The task —
Without the pictures, return all of the material exactly as written.

Data extract —
┌────────

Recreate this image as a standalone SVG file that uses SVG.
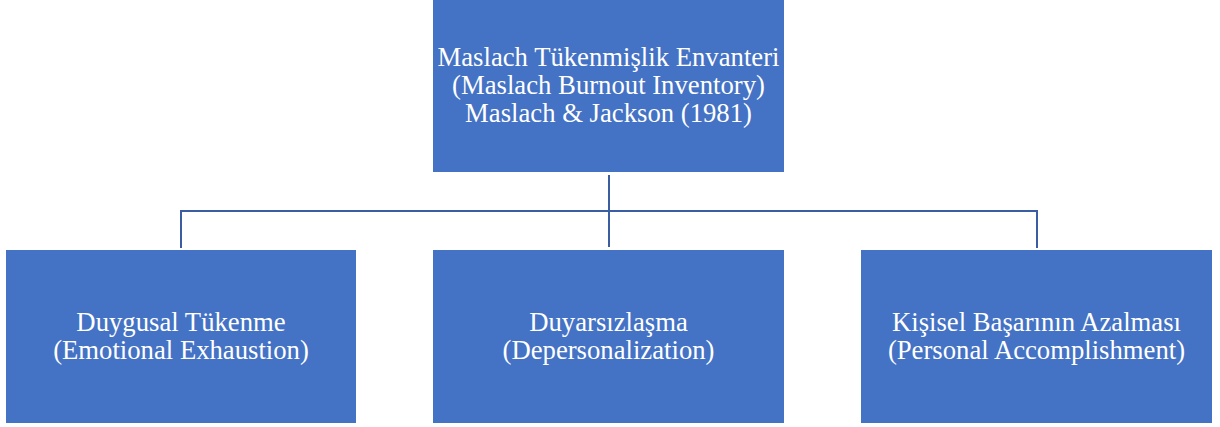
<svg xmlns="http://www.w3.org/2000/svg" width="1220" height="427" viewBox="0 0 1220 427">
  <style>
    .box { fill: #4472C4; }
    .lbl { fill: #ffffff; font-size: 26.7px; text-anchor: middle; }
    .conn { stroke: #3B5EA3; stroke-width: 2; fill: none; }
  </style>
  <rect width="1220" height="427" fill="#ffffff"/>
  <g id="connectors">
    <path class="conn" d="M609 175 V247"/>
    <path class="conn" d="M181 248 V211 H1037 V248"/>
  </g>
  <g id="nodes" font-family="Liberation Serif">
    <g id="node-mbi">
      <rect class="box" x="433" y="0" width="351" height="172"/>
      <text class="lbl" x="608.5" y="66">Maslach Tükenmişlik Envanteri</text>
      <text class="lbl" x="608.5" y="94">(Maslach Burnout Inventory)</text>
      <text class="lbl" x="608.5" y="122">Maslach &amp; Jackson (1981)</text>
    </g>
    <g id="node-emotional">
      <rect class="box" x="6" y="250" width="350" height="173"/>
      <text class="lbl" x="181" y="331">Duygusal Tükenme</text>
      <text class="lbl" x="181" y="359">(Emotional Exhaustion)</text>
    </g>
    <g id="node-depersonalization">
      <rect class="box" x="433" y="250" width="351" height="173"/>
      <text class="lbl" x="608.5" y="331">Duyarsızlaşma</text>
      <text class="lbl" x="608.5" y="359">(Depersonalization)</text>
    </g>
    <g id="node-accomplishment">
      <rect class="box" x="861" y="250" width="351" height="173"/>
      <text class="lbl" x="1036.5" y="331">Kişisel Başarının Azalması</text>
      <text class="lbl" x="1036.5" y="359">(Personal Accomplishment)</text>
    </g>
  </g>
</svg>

└────────

Answer to the problem —
Recreate this image as a standalone SVG file that uses SVG.
<svg xmlns="http://www.w3.org/2000/svg" width="1220" height="427" viewBox="0 0 1220 427">
  <style>
    .box { fill: #4472C4; }
    .lbl { fill: #ffffff; font-size: 26.7px; text-anchor: middle; }
    .conn { stroke: #3B5EA3; stroke-width: 2; fill: none; }
  </style>
  <rect width="1220" height="427" fill="#ffffff"/>
  <g id="connectors">
    <path class="conn" d="M609 175 V247"/>
    <path class="conn" d="M181 248 V211 H1037 V248"/>
  </g>
  <g id="nodes" font-family="Liberation Serif">
    <g id="node-mbi">
      <rect class="box" x="433" y="0" width="351" height="172"/>
      <text class="lbl" x="608.5" y="66">Maslach Tükenmişlik Envanteri</text>
      <text class="lbl" x="608.5" y="94">(Maslach Burnout Inventory)</text>
      <text class="lbl" x="608.5" y="122">Maslach &amp; Jackson (1981)</text>
    </g>
    <g id="node-emotional">
      <rect class="box" x="6" y="250" width="350" height="173"/>
      <text class="lbl" x="181" y="331">Duygusal Tükenme</text>
      <text class="lbl" x="181" y="359">(Emotional Exhaustion)</text>
    </g>
    <g id="node-depersonalization">
      <rect class="box" x="433" y="250" width="351" height="173"/>
      <text class="lbl" x="608.5" y="331">Duyarsızlaşma</text>
      <text class="lbl" x="608.5" y="359">(Depersonalization)</text>
    </g>
    <g id="node-accomplishment">
      <rect class="box" x="861" y="250" width="351" height="173"/>
      <text class="lbl" x="1036.5" y="331">Kişisel Başarının Azalması</text>
      <text class="lbl" x="1036.5" y="359">(Personal Accomplishment)</text>
    </g>
  </g>
</svg>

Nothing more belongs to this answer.